To enable this, Frame help companies set up a web success framework. The framework consists of the aspects illustrated in Figure 2 and explained as follows.
Success criteria
You’ll need to define criteria that shows whether your website has been successful or not – just because people visit the site, that doesn’t make it successful from a business perspective. Use the criteria as an annual benchmark for website progress. The criteria should be a combination of internal business goals as well as UX goals. Some examples could be:
- The audit of the content against the guiding principles improves by 10% each year
- Website is a candidate for an award each year
- Three business trends are tracked
- Feedback buttons show an improvement in customer experience
- Increase in revenue by X% for certain products
- Capture seven online poll results
- 10% annual reduction in ‘dead’ content.
Content curation
As in a museum full of different artefacts, large websites have many pages and types of content that need curation to assist in a better UX. A Content Curator can take ownership for this and can assume responsibilities for maintaining the UX to a high-level. The Curator can serve an independent role in a company especially when content comes from all departments of an organisation.
Formatting, tone, style and customer journeys can be aligned across the website. Standards can be implemented along with quality assurance practices. The Curator will ensure that the guiding principles are met by each change to the website as well as the implementation of sound engineering practices (such as configuration management of content). Social media channels can be aligned with the site as well as the company’s public relations approach (Wired provides some insights).
Analytics
Usage and performance data are needed to validate success criteria. Different departments may need different metrics by which to monitor the site (such as their events) and some may need data in real-time.

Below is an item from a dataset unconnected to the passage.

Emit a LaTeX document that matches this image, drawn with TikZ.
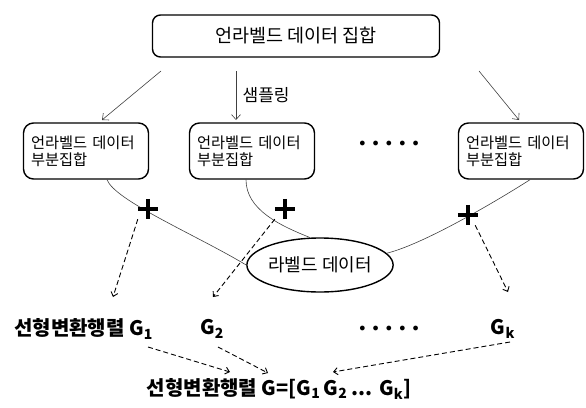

Personal dashboards are often useful for monitoring key metrics and trends across a company.
Governance
Who owns the website and the content are always major issues in companies. Ownership needs tracking along with when content needs updating or needs retirement from the site. Often a governance council can guide the Content Curator on these matters and related policies.
Standards
Flexible standards, policies and processes are needed to ensure that content complies with the business formats and guiding principles of the website. Often, compliance workflow and quality assurance practices can be automated to ensure website changes are in alignment with the business and the goals for great UX.
Conclusion
There are various aspects to having a good company website. Those important aspects relate to guiding principles, content curation, UX (user experience) design and search optimisation.
Essentially you need to have a site that is easy to use, garners significant traffic via search engine results, meets your business goals and provides an enchanting user experience.
A website needs, as its foundation, guiding principles to ensure it doesn’t become a dumping ground for everybody’s content based on any whim. The principles will guide the decisions made for the website and its content. Also, there is a need to respect the nature (vitality) of the site and balance the goals of the business and the user experience against that.
A revamp of your website can also be used as an opportunity to focus on the digital maturity of your organisation as well as setting the groundwork for business transformation.